The RSPCA is demanding urgent regulatory action from the federal Government after disturbing vision of Australian animals suffering during the Eid Festival of Sacrifice surfaces yet again.
Despite warnings from Animals Australia investigators, and the Australian Live Exporters Council, (ALEC) itself acknowledging that supply chains in the Middle East could not be secured, the federal Government has once again allowed Australian animals to be exported to markets where cruelty is inevitable.
“Every year for over a decade, there has been appallingly brutal treatment of Australian animals across the Middle East during the Eid. Yet every year the Government issues more permits for the same markets to the same export companies. Enough is enough,” said Dr Bidda Jones, Chief Science and Strategy Officer, RSPCA Australia.
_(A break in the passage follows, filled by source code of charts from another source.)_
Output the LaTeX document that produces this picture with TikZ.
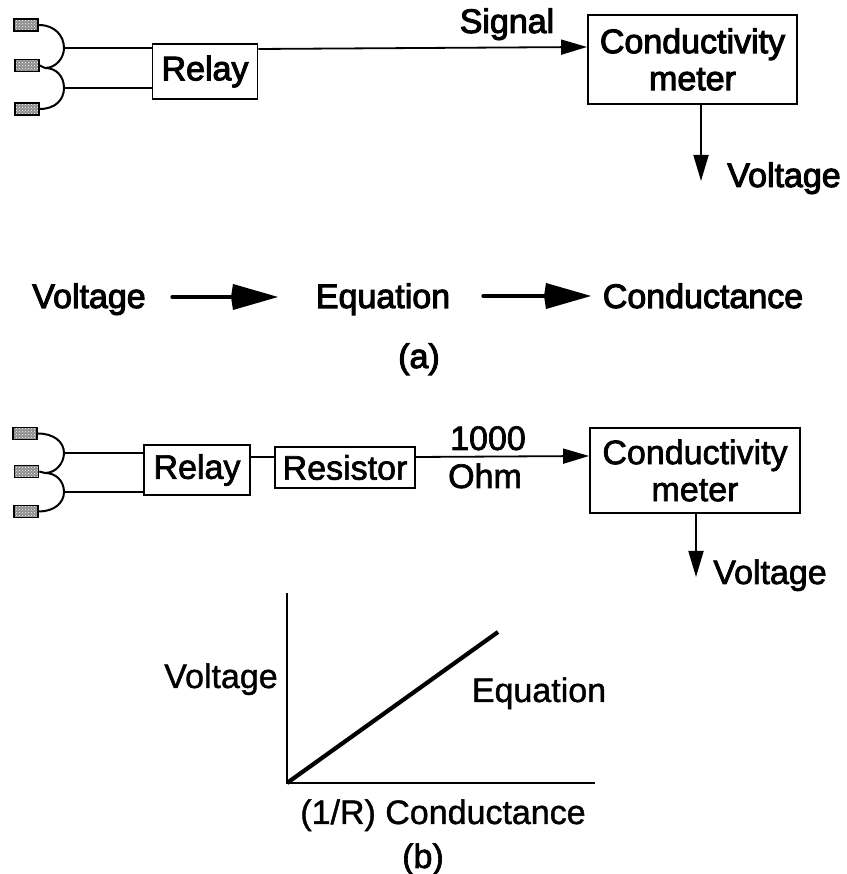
\documentclass[tikz,border=0pt]{standalone}
\usepackage{fontspec}
\setmainfont[FakeBold=3]{Liberation Sans}
\newfontfamily\midlab[FakeBold=2]{Liberation Sans}
\newfontfamily\lightlab[FakeBold=1.2]{Liberation Sans}
\usetikzlibrary{arrows.meta,patterns,calc}
\begin{document}
\begin{tikzpicture}[x=1pt,y=1pt,
  lab/.style={inner sep=0pt,anchor=base,font=\fontsize{34}{36}\selectfont},
  labm/.style={inner sep=0pt,anchor=base,font=\fontsize{34}{36}\selectfont\midlab},
  labl/.style={inner sep=0pt,anchor=base,font=\fontsize{34}{36}\selectfont\lightlab},
  bx/.style={draw,line width=1.9pt,inner sep=0pt,align=center,font=\fontsize{34}{37}\selectfont},
  bxm/.style={bx,font=\fontsize{34}{37}\selectfont\midlab},
  elec/.style={draw=black,line width=1.6pt,preaction={fill=black!45},pattern=crosshatch dots,pattern color=white,minimum width=24pt,minimum height=12pt,inner sep=0pt},
  wire/.style={line width=2pt},
  thin arrow/.style={line width=1.8pt,-{Triangle[length=26pt,width=15pt]}},
  big arrow/.style={line width=3.2pt,-{Kite[length=47pt,width=26pt,inset=2pt]},line cap=round}]
\useasboundingbox (0,0) rectangle (846,874);
% ---------- (a)
\node[elec] (e1) at (26,874-25) {};
\node[elec] (e2) at (27,874-65.5) {};
\node[elec] (e3) at (27,874-109) {};
\coordinate (j1) at (64,874-48);
\coordinate (j2) at (64,874-88);
\coordinate (m1) at (45,874-68);
\node[bx,minimum width=105pt,minimum height=55pt] (relay) at (205,874-71.5) {Relay};
\node[bx,minimum width=209pt,minimum height=89pt] (meter) at (692.5,874-59.5) {Conductivity\\meter};
\coordinate (v1) at (701,874-181);
\draw[wire] (e1.east) .. controls (55,874-25) and (64,874-36) .. (j1) .. controls (64,874-58) and (56,874-68) .. (m1);
\draw[wire] (m1) .. controls (56,874-68) and (64,874-76) .. (j2) .. controls (64,874-100) and (55,874-109) .. (e3.east);
\draw[wire] (e2.east) -- (m1);
\draw[wire] (j1) -- (j1 -| relay.west);
\draw[wire] (j2) -- (j2 -| relay.west);
\draw[thin arrow] (relay.east |- 0,874-49) -- (meter.west |- 0,874-47);
\draw[thin arrow] (v1 |- meter.south) -- (v1);
\node[lab] (sig) at (507,874-33) {Signal};
\node[lab] (vo1) at (784,874-187) {Voltage};
\node[lab] (v2) at (89,874-308) {Voltage};
\node[lab] (eq) at (383,874-308) {Equation};
\node[lab] (co) at (703,874-308) {Conductance};
\coordinate (a1) at (172,874-297);
\coordinate (a2) at (278,874-297);
\coordinate (a3) at (483,874-296);
\coordinate (a4) at (591,874-296);
\draw[big arrow] (a1) -- (a2);
\draw[big arrow] (a3) -- (a4);
\node[lab] (la) at (419,874-368) {(a)};
% ---------- (b)
\node[elec] (f1) at (25,874-433.5) {};
\node[elec] (f2) at (26.5,874-471.5) {};
\node[elec] (f3) at (26,874-511.5) {};
\coordinate (k1) at (64,874-453);
\coordinate (k2) at (64,874-492);
\coordinate (n1) at (45,874-473);
\node[bxm,minimum width=106pt,minimum height=50pt] (relayb) at (197,874-470) {Relay};
\node[bxm,minimum width=140pt,minimum height=41pt] (res) at (345,874-467.5) {Resistor};
\node[bxm,minimum width=210pt,minimum height=85pt] (meterb) at (695,874-470.5) {Conductivity\\meter};
\coordinate (v3) at (696,874-577);
\draw[wire] (f1.east) .. controls (54,874-433.5) and (64,874-442) .. (k1) .. controls (64,874-463) and (56,874-473) .. (n1);
\draw[wire] (n1) .. controls (56,874-473) and (64,874-481) .. (k2) .. controls (64,874-503) and (54,874-511.5) .. (f3.east);
\draw[wire] (f2.east) -- (n1);
\draw[wire] (k1) -- (k1 -| relayb.west);
\draw[wire] (k2) -- (k2 -| relayb.west);
\draw[wire] (relayb.east |- 0,874-457) -- (res.west |- 0,874-457);
\draw[thin arrow] (res.east |- 0,874-457) -- (meterb.west |- 0,874-456);
\draw[thin arrow] (v3 |- meterb.south) -- (v3);
\node[labm] (th) at (488,874-450) {1000};
\node[labm] (ohm) at (485,874-488) {Ohm};
\node[labm] (vo3) at (770,874-584) {Voltage};
% ---------- graph
\coordinate (o) at (287,874-783);
\coordinate (ya) at (287,874-593);
\coordinate (xa) at (595,874-783);
\coordinate (le) at (498,874-632);
\draw[line width=1.6pt] (ya) -- (o) -- (xa);
\draw[line width=4.2pt] (o) -- (le);
\node[labl] (vo4) at (221,874-688) {Voltage};
\node[labl] (eq2) at (539,874-702) {Equation};
\node[labl] (rc) at (443,874-824) {(1/R) Conductance};
\node[labm] (lb) at (423,874-868) {(b)};
\end{tikzpicture}
\end{document}
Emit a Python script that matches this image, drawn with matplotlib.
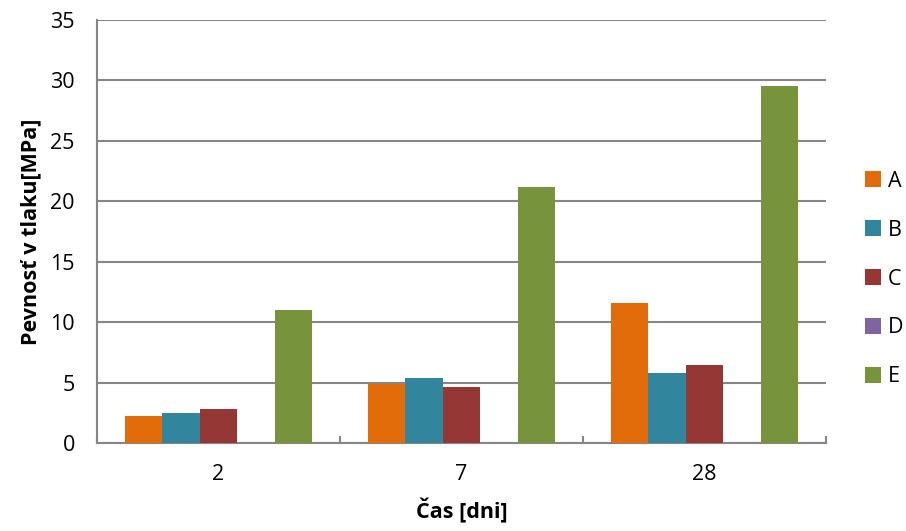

“Exporters know full well it is their responsibility to retain animals within approved facilities, yet prior to the start of this year’s Eid, ALEC admitted that several hundred Australian sheep would ‘potentially face home slaughter’ in Kuwait. A few days later it emerged that hundreds of sheep had slipped through the hands of exporters in Oman. Now on 7.30 we have seen the awful consequences of these breaches.
“The whole point of the Exporter Supply Chain Assurance System (ESCAS) was to provide the Australian public with a guarantee that livestock would be better treated. Instead we again have evidence of widespread cruelty and abuse of the system.
“This Government’s continued lack of effective regulatory action has resulted in the suffering of thousands more of our animals. The consequences of letting offenders get off scot-free are now abundantly clear, with several thousand sheep across three countries sold outside supply chains to endure the pain and distress of street slaughter.
“There are two obvious actions the government should have taken to prevent this: imposed strong penalties on exporter companies breaking the rules, and introduced a full traceability system for all exported sheep.
“Any exporter caught with animals outside the system should have their licence immediately suspended, and all sheep must be electronically tagged so that they can be tracked through the system.
“ID tagging of cattle has been mandatory since ESCAS was introduced, yet sheep producers and exporters have resisted this move despite it costing only a couple of dollars per head. Today we have seen the true cost of this in terms of animal suffering.
“The horrific vision we witnessed on 7:30 demonstrates yet again that the best way to protect our animals is to keep them in Australia and process them to Australian standards. That’s what the government should be focusing on to secure a sustainable future for Australian producers,” said Dr Jones.